Fairfax County Park Authority in Northern Virginia manages a portfolio of eight golf courses and its flagship complex at Laurel Hill is widely regarded as worthy of inclusion in the list of the top 100 public access facilities in the mid Atlantic States.
The course at Laurel Hill Golf Club occupies 280 acres of a huge 3000-acre site that was once used as Lorton Prison and the old buildings, fences and barbed wire of the Correction Facility can still be seen. A number of barns and silos also occupy part of the property and these are remnants of the working dairy farm that prisoners used to operate.
Earth walls that surrounded the practice target range and teargas practice area of the penitentiary had to be bulldozed during construction of the course and it's said that over three tons of lead was removed in the process.
The rolling nature of the terrain and the sheer scale of the property give an expansive feel to Laurel Hill with generously proportioned holes routed over a wide area.

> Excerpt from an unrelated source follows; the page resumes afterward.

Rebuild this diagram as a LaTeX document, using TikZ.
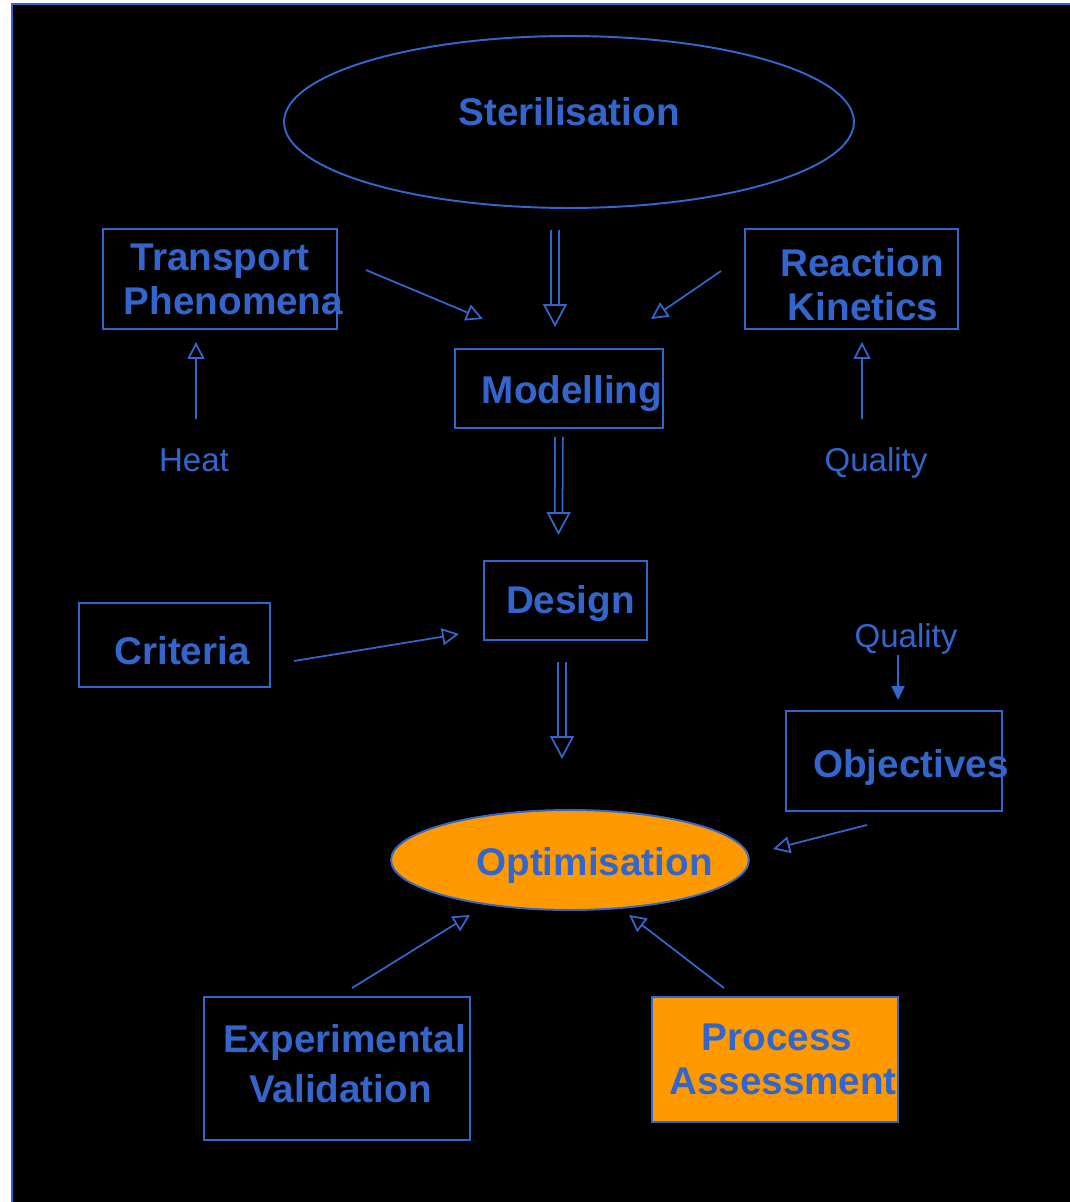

The par four 6th is a 500-yard monster from the back tees (even if it is does play downhill) and the 17th deserves a similar description as it plays only seven yards shorter. These two are balanced however by short par fours at holes 7 and 10. The best of the four par threes on the card is played last at the 16th, where the tee shot from an elevated position must avoid water to the front and left of a raised green that's also protected by three bunkers.Quotes such as "shatters all municipal stereotypes," "rivals any course in Northern Virginia" and "makes you think five star resort instead of county municipal" go a long way to summing up what a lot of golfers who have played here think of Laurel Hill.